Bill C-289 is a rare attempt by this Parliament to get us out of the vicious circle of expenditures, debts and subsidies to friends of the party, in which the Liberals put this country two decades ago.
The purpose of this bill is to provide for the regular evaluation of government programs by a program evaluation process set by Treasury Board on a prescribed cycle. The President of the Treasury Board would determine the cycle for evaluating statutory programs. We could not agree more.
New programs would also be covered by this process within six months after the coming into force of an act authorizing a statutory program, the President of the Treasury Board shall, by order, prescribe the fiscal year as an initial evaluation year for the statutory program and prescribe the evaluation cycle for the statutory program. This whole process would tend to reduce the
risk of arbitrary decisions, and we therefore support section 3 of the bill.
In concluding, I have two suggestions for the hon. member for St. Albert: first, in subsection 7(4), the hon. member suggests 150 days for completing the evaluation of a statutory program after the end of the evaluation year. I think 90 days would be more reasonable.

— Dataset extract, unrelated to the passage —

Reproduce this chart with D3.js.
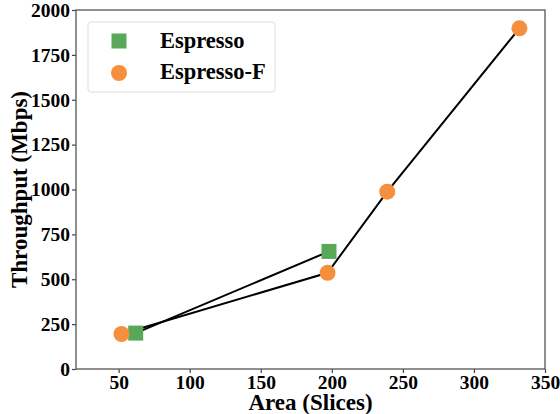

This means that tabling in the House would come after 120 days, instead of 180 as the hon. member initially suggested.
Second, considering the strategic role played by the auditor general in program evaluation, I would suggest to the hon. member that the program evaluation report and the auditor general's report connected with the former be referred to the Public Accounts Committee instead of a committee designated by the House as provided under section 9.
I endorse Bill C-289, and I urge the House to support this bill, so that the government will stop this debt spiral caused by unnecessary spending and programs that have outlived their usefulness.